WORTH A LOOK?: ****
WHERE: Wyndhams Theatre
WHEN: 21/9, runs to 17/12
Never has there been a play in the history of theatre where we’ve disagreed so intently with our companion for the evening about their interpretation of it.
- Read on for the identity of the fellow Pinter star in the audience watching this performance
Were Hirst (Sir Patrick Stewart, initially reticent and later dashing in and out of the spotlight with ever more spectacular tales) and Spooner (the showier part of the try-too-hard who eventually irks) God and the Devil jousting at the end of days?
Or was Hirst suffering from Alzheimer’s and imagining Spooner and the sinister Briggs (Game Of Thrones‘ Owen Teale giving us terrifying with the occasional glimpse of sunlight) and Foster (an impish Damien Molony from Phoebe Waller-Bridge’s Crashing, peppering his performance with utter untrustworthiness)?
Such is the brilliance of Pinter’s 70s absurdist play and the blankness of its canvas that it’s capable of these and many more interpretations.
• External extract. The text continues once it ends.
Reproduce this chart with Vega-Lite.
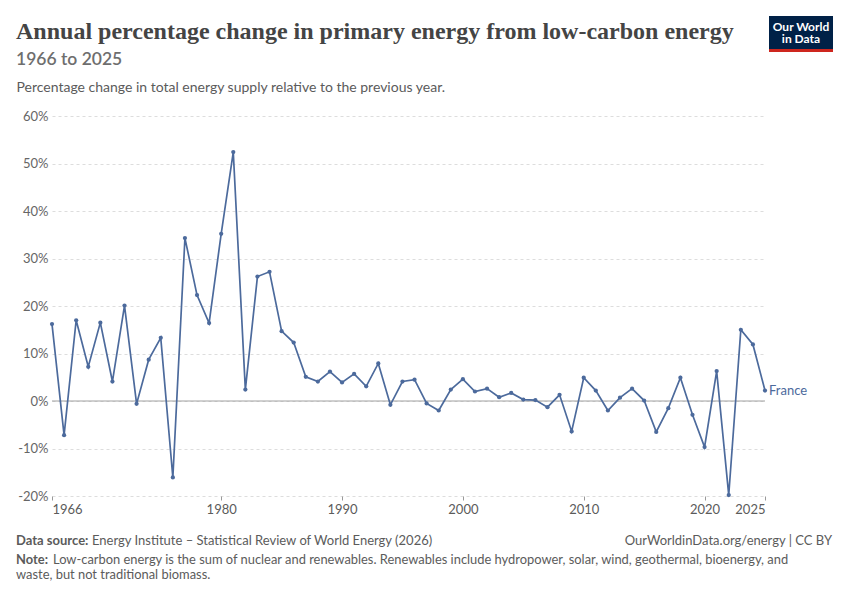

How can watching so little happen over 100 minutes prove to be both so entertaining and occasionally, when the tone switches, so threatening?
Much of the credit must go to the entire cast for realising the work so effectively but also to the central pairing whose combined age is 153 (McKellen a year older, at 77, than Stewart). It does make one wonder at how lucky we are to see them in such work and whether we’ll get the chance again.
We’ve thought long and hard about why we didn’t join the sporadic standing ovation at the show’s close and we think it’s because we were still musing over exactly what we’d just seen.
Full credit then to the stars of such fare as Star Trek and the X-Men series for bringing such work to the eyes of their legion of fans.
Their celebrity admirer? Spandau Ballet’s Gary Kemp who we last saw in Pinter’s The Homecoming last year at Trafalgar Studios.